RECORD SET:
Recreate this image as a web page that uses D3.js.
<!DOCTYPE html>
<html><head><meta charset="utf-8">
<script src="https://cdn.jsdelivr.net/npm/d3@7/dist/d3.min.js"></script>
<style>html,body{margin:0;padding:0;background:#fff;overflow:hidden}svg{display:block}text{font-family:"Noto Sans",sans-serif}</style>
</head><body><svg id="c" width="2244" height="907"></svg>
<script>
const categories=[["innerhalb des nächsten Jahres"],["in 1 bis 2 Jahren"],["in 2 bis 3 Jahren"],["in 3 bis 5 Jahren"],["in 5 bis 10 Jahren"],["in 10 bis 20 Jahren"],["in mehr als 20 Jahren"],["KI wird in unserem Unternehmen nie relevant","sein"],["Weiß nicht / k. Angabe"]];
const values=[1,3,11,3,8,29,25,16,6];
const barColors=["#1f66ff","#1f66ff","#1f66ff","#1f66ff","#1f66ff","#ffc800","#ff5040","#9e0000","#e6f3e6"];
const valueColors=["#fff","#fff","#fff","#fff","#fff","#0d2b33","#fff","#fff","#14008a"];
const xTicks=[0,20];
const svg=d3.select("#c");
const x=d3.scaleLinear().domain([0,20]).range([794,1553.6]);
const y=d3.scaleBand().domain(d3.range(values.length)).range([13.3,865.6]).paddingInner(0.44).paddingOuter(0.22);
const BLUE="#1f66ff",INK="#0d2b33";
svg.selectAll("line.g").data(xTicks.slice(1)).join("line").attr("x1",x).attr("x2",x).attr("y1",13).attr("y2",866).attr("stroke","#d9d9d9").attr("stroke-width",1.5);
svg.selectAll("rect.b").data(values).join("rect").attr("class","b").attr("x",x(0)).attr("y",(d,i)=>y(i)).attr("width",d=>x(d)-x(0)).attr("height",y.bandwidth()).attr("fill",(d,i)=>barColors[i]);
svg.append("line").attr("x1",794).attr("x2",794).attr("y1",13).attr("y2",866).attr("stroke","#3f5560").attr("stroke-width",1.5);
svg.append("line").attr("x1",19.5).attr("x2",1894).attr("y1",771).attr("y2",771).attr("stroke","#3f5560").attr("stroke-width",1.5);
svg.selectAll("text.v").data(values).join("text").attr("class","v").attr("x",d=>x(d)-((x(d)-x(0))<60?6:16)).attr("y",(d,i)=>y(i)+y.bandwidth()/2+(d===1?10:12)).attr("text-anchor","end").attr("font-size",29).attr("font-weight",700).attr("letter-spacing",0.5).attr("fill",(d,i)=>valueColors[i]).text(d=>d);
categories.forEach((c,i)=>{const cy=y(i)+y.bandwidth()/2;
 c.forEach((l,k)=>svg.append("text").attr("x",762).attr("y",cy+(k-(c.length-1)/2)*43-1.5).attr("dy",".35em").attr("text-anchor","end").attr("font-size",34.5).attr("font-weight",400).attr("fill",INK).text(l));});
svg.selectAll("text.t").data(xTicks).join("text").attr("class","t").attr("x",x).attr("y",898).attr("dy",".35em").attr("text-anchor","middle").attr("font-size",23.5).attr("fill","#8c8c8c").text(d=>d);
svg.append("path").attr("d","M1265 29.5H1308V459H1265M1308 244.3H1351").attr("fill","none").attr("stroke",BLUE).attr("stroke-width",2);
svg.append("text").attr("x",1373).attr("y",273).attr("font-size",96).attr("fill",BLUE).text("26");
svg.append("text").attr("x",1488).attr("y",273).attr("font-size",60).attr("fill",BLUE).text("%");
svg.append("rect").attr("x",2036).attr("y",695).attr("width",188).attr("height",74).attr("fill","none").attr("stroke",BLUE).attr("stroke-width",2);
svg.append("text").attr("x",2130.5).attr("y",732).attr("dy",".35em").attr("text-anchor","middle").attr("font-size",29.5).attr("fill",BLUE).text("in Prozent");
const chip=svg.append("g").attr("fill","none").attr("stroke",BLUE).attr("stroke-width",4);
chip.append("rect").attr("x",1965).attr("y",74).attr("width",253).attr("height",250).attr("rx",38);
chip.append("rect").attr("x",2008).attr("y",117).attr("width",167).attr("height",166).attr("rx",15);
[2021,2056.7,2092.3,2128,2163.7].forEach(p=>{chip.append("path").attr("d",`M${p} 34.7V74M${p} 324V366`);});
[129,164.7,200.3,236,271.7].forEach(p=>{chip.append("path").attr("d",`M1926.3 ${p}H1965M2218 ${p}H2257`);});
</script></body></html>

--

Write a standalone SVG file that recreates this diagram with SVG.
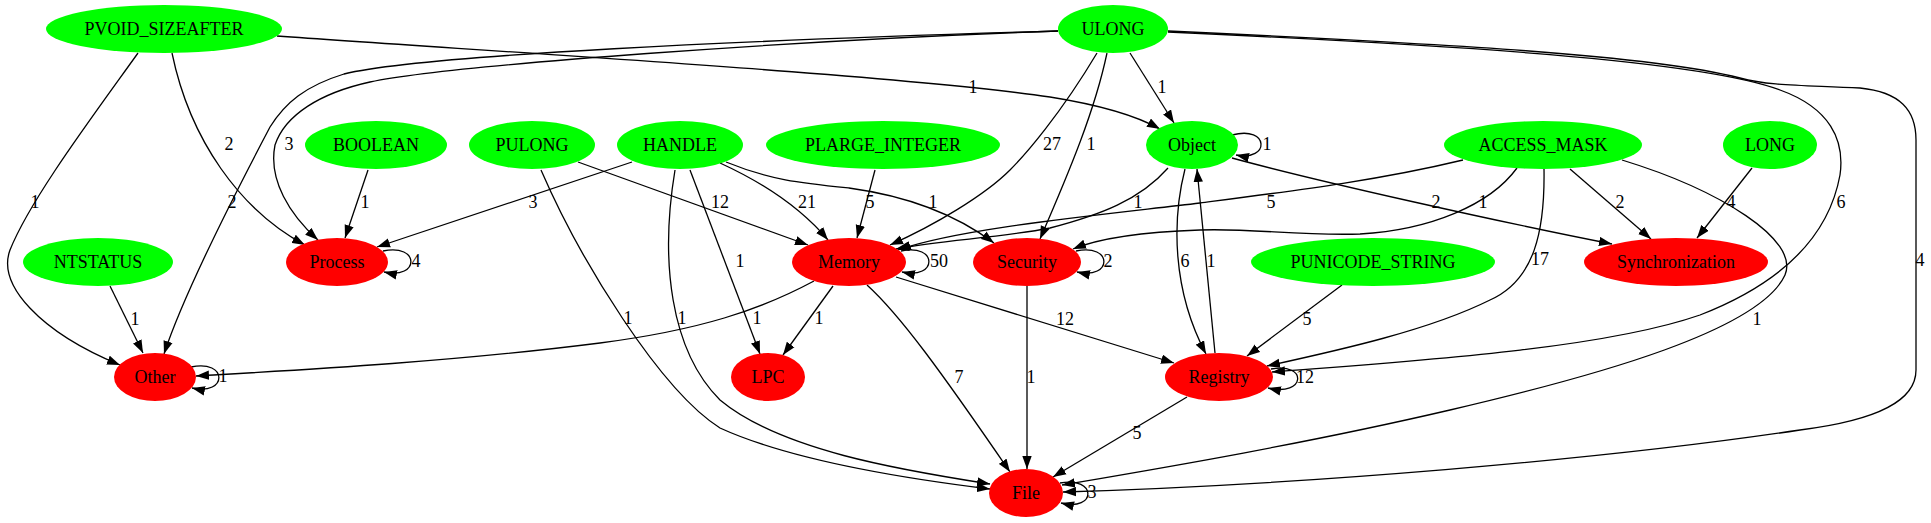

* * *

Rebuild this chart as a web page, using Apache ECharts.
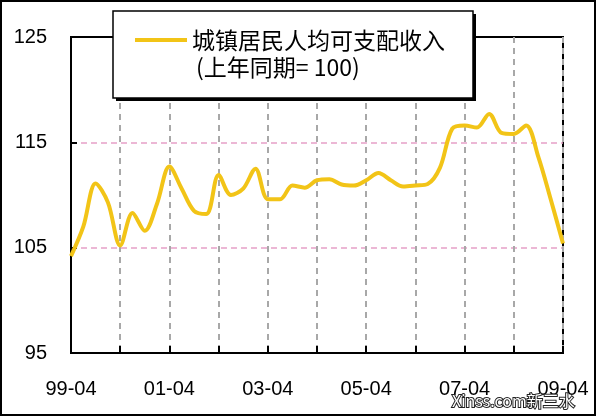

DIRECTIVE: Count every line of the records that holds the string "this". Write only the total.

COMPLETE ANSWER: 3